Available training methods
| Method | Script | Notes |
|---|
| LoRA | train_network.py | Recommended starting point |
| DreamBooth fine-tuning | train_db.py | Full model or UNet-only |
| Native fine-tuning | fine_tune.py | Requires pre-cached latents |
| Textual Inversion | train_textual_inversion.py | Trains new token embeddings only |
| ControlNet-LLLite | train_network.py with control module | Lightweight ControlNet variant |
LoRA training
Use train_network.py with --network_module=networks.lora:
accelerate launch --num_cpu_threads_per_process 1 train_network.py \
--pretrained_model_name_or_path="<path to SD model>" \
--dataset_config="dataset_config.toml" \
--output_dir="./output" \
--output_name="my_sd_lora" \
--save_model_as=safetensors \
--network_module=networks.lora \
--network_dim=16 \
--network_alpha=8 \
--learning_rate=1e-4 \
--optimizer_type="AdamW8bit" \
--lr_scheduler="constant" \
--max_train_epochs=10 \
--save_every_n_epochs=1 \
--mixed_precision="fp16" \
--gradient_checkpointing \
--cache_latents
A LoRA rank of 16–32 (--network_dim) is a good starting point for most subjects.
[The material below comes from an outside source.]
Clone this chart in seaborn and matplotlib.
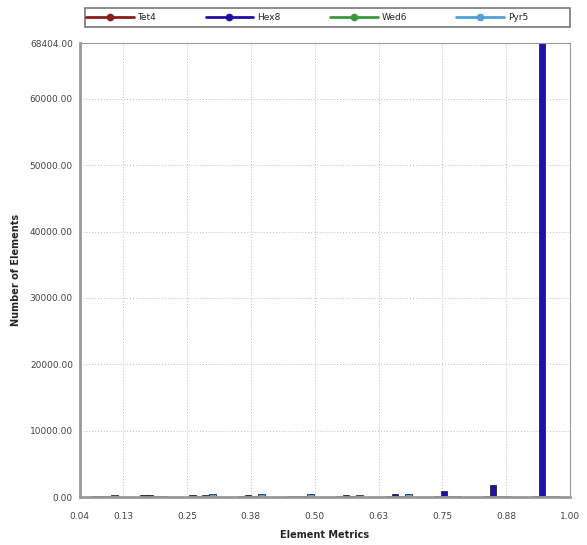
import matplotlib
matplotlib.use("Agg")
import matplotlib.pyplot as plt
from matplotlib.lines import Line2D
from matplotlib.patches import Rectangle
import seaborn as sns
import pandas as pd

bin_centers = [0.088, 0.184, 0.280, 0.376, 0.472, 0.568, 0.664, 0.760, 0.856, 0.952]
series = ["Tet4", "Hex8", "Wed6", "Pyr5"]
tet4 = [150, 250, 250, 200, 200, 200, 200, 150, 100, 100]
hex8 = [150, 250, 200, 250, 200, 300, 400, 900, 1800, 68404]
wed6 = [150, 200, 250, 200, 200, 200, 200, 150, 100, 100]
pyr5 = [300, 200, 450, 450, 450, 250, 450, 200, 150, 150]
colors = ["#8b1c1c", "#1f10a8", "#3c9a3c", "#4fa3dc"]
xtick_vals = [0.04, 0.125, 0.25, 0.375, 0.5, 0.625, 0.75, 0.875, 1.0]
xtick_labels = ["0.04", "0.13", "0.25", "0.38", "0.50", "0.63", "0.75", "0.88", "1.00"]
ytick_vals = [0, 10000, 20000, 30000, 40000, 50000, 60000, 68404]

rows = []
for name, vals in zip(series, [tet4, hex8, wed6, pyr5]):
    for c, v in zip(bin_centers, vals):
        rows.append({"metric": c, "series": name, "count": v})
df = pd.DataFrame(rows)

sns.set_theme(style="white")
plt.rcParams['font.family'] = ['DejaVu Sans']

fig = plt.figure(figsize=(5.87, 5.45), dpi=100)
ax = fig.add_axes([0.136, 0.088, 0.835, 0.833])

sns.barplot(data=df, x="metric", y="count", hue="series", hue_order=series,
            palette=colors, saturation=1, native_scale=True, width=0.55, ax=ax,
            edgecolor="#111111", linewidth=0.5, legend=False, errorbar=None)

ax.set_xlim(0.04, 1.0)
ax.set_ylim(0, 68404)
ax.set_xticks(xtick_vals)
ax.set_xticklabels(xtick_labels, fontsize=6.5, color="#444444")
ax.set_yticks(ytick_vals)
ax.set_yticklabels([f"{v:.2f}" for v in ytick_vals], fontsize=6.5, color="#444444")
ax.tick_params(axis="x", length=0, pad=11)
ax.tick_params(axis="y", length=0, pad=5)
ax.grid(True, color="#bbbbbb", linestyle=(0, (1, 2)), linewidth=0.7)
ax.set_axisbelow(True)
for s in ax.spines.values():
    s.set_color("#999999")
    s.set_linewidth(0.8)
ax.spines["left"].set_linewidth(2)
ax.spines["bottom"].set_linewidth(2)

ax.set_xlabel("Element Metrics", fontsize=7, fontweight="bold", labelpad=6)
ax.set_ylabel("Number of Elements", fontsize=7, fontweight="bold", labelpad=6)

# legend frame across the top
fig.patches.append(Rectangle((85 / 587, 1 - 27 / 545), (570 - 85) / 587, 19 / 545,
                             transform=fig.transFigure, facecolor="white",
                             edgecolor="#777777", linewidth=1.2))
handles = [Line2D([0], [0], color=c, lw=2, marker="o", markersize=4.5) for c in colors]
leg = fig.legend(handles, series, loc="center left", ncol=4,
                 bbox_to_anchor=(84 / 587, 1 - 17.5 / 545, (530 - 84) / 587, 0.0),
                 mode="expand", fontsize=6.5, frameon=False, handlelength=5.3,
                 borderpad=0.2, handletextpad=0.4, borderaxespad=0)

fig.savefig("out.png", dpi=100)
Lower ranks (4–8) reduce file size at the cost of expressiveness; higher ranks (64+) can overfit with small datasets.
SD 2.x flags
When training against an SD 2.x checkpoint you must add the following flags:
--v2 \
--v_parameterization # only for v-prediction checkpoints (e.g., stabilityai/stable-diffusion-2-1)
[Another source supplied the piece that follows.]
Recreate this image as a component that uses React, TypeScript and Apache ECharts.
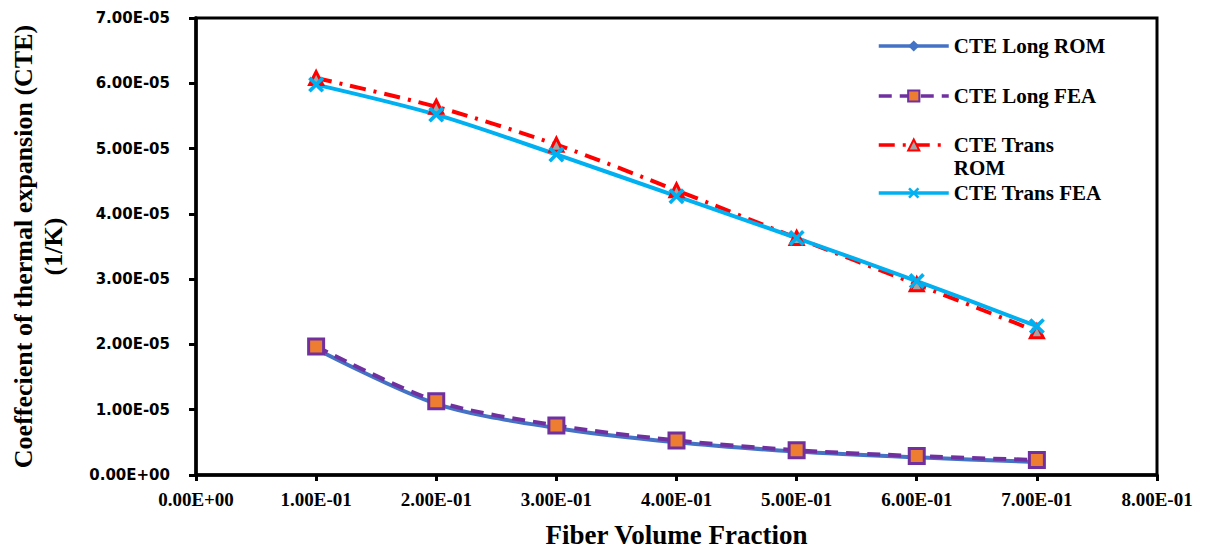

Not all SD 2.x checkpoints use v-parameterization. Check the model card before adding --v_parameterization. Applying it to an epsilon-prediction checkpoint degrades quality.
Textual Inversion
Textual Inversion trains new token embeddings without modifying the model weights. Use train_textual_inversion.py:
accelerate launch --num_cpu_threads_per_process 1 train_textual_inversion.py \
--pretrained_model_name_or_path="<path to SD model>" \
--dataset_config="dataset_config.toml" \
--output_dir="./output" \
--output_name="my_embedding" \
--save_model_as=safetensors \
--max_train_steps=3000 \
--learning_rate=5e-4 \
--mixed_precision="fp16"
Key training parameters
| Parameter | SD 1.x recommendation | SD 2.x recommendation |
|---|
| Resolution | 512 px | 768 px |
--network_dim (LoRA rank) | 16–32 | 16–32 |
--mixed_precision | fp16 | fp16 |
--v2 | not required | required |
--v_parameterization | not required | required for v-pred models |
--clip_skip | 1 or 2 for community models | not used |